私の音楽歴——いかにして即興ピアニストになったか(18)

地方都市でポピュラー音楽に詳しく、演奏もできて、しかも生放送である程度臨機応変にしゃべれるという人間がいたとしたら、ラジオ局にとっては使いやすい人材だったのだろうと思う。
私も自由になる時間がたくさんあったので、FM福井からのオファーを受けることにした。
なによりおもしろそうだった。

ラジオ局での私の最初の仕事は、番組の構成を作ることだった。
タイムテーブルにそってどのタイミングでだれがなにを話して、どのタイミングでどの曲を流し、どのタイミングでどのCMをいれるか、といった構成表を書くのだ。

パーソナリティはある程度「こんな感じのことを話す」という指示をしておけばいいが、アナウンサーには原稿を書いておく必要がある。
また、番組の進行に合わせた選曲も必要だ。
私は局のCDライブラリーに出入りする自由をもらった。
そこでさまざまな曲を聴き、選び、番組を構成するのだ。
その課程で、私はかつてないほどたくさんの、そしてさまざまな種類の音楽を聴くことになった。

自分の好みだけでなく、番組の進行に合わせた音楽なので、これまで聴いてこなかったようなジャンルの音楽もたくさん聴いた。
ジャズはもちろん、ポップス、ロック、クラシック、イージーリスニング、邦楽、そして世界のさまざまな民族音楽。

これは大変おもしろく、そして勉強になった。
かつて文学作品を系統立って読みあさったような体験を、音楽についても得ることができたのは、貴重だったと思う。

私が最初に構成した番組は、初めて出演した情報番組だった。
この番組には局アナのほかに、名古屋のタレント事務所から派遣されてきたタレントも出演していた。
そのタレントは名古屋でもかなり売れっ子のナレーターだったが、本人はナレーターは食い扶持、本職は役者と自認していて、実際に名古屋の劇団に所属している俳優だった。

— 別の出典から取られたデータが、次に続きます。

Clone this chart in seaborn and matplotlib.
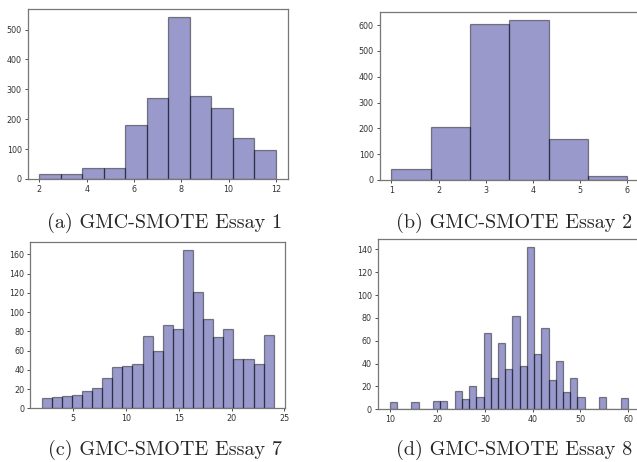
import matplotlib
matplotlib.use("Agg")
import matplotlib.pyplot as plt
import seaborn as sns

# Essay 1: Scores 2..12, eine Klasse pro Score
essay1_scores = [2, 3, 4, 5, 6, 7, 8, 9, 10, 11, 12]
essay1_counts = [15, 15, 36, 36, 181, 272, 541, 277, 238, 137, 97]

# Essay 2: Scores 1..6
essay2_scores = [1, 2, 3, 4, 5, 6]
essay2_counts = [42, 207, 603, 621, 157, 15]

# Essay 7: Scores 2..24
essay7_scores = list(range(2, 25))
essay7_counts = [11, 12, 13, 14, 18, 21, 32, 43, 44, 46, 75, 60,
                 87, 83, 165, 121, 93, 74, 83, 51, 51, 46, 76]

# Essay 8: Scores 10..60 (33 bins)
essay8_scores = [10, 15, 20, 21, 25, 26, 28, 29, 31, 32, 34, 35, 37, 38,
                 40, 41, 43, 44, 46, 47, 49, 50, 55, 60]
essay8_counts = [6, 6, 7, 7, 16, 9, 20, 11, 67, 27, 58, 35, 82, 38,
                 142, 48, 71, 26, 42, 15, 27, 11, 11, 10]

captions = ["(a) GMC-SMOTE Essay 1", "(b) GMC-SMOTE Essay 2",
            "(c) GMC-SMOTE Essay 7", "(d) GMC-SMOTE Essay 8"]

sns.set_theme(style="ticks")
plt.rcParams.update({
    "font.family": ["DejaVu Sans"],
    "xtick.labelsize": 5.8,
    "ytick.labelsize": 5.8,
    "xtick.color": "#333333",
    "ytick.color": "#333333",
    "xtick.major.size": 2.2,
    "ytick.major.size": 2.2,
    "xtick.major.width": 0.6,
    "ytick.major.width": 0.6,
    "xtick.major.pad": 2,
    "ytick.major.pad": 2,
    "axes.edgecolor": "#777777",
    "axes.linewidth": 0.9,
})

fig = plt.figure(figsize=(6.37, 4.62), dpi=100)

panels = [
    (essay1_scores, essay1_counts, 11, (2, 12), [0.0432, 0.6126, 0.4086, 0.3673]),
    (essay2_scores, essay2_counts, 6, (1, 6), [0.5958, 0.6104, 0.4074, 0.3643]),
    (essay7_scores, essay7_counts, 23, (2, 24), [0.0471, 0.1162, 0.4009, 0.3606]),
    (essay8_scores, essay8_counts, 33, (10, 60), [0.5931, 0.1141, 0.4115, 0.3686]),
]

for scores, counts, nbins, rng, rect in panels:
    ax = fig.add_axes(rect)
    sns.histplot(x=scores, weights=counts, bins=nbins, binrange=rng, ax=ax,
                 color="#000080", alpha=0.4, edgecolor=(0, 0, 0, 0.45),
                 linewidth=0.9)
    ax.set_ylabel("")
    ax.set_xlabel("")

# Bildunterschriften
cap_font = ["cmr10", "DejaVu Serif"]
for i, (cx, by) in enumerate([(0.259, 227.5), (0.807, 227.5),
                              (0.259, 454.5), (0.807, 454.5)]):
    fig.text(cx, 1 - by / 462, captions[i], ha="center", va="baseline",
             fontsize=14.5, family=cap_font)

fig.savefig("out.png", dpi=100)
plt.close(fig)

その劇団はKSEC名古屋という名前で、正式名称は「国際青年演劇」といい、早稲田小劇場の流れをくむ前衛劇団だった(いまでも元気にクセックACTという名前で活動している)。
そこに所属している榊原忠美という役者がタレント事務所を通してFM福井に派遣されてきていたのだが、彼との出会いが私の即興ピアニストとしての道を、その後決定づけることになった。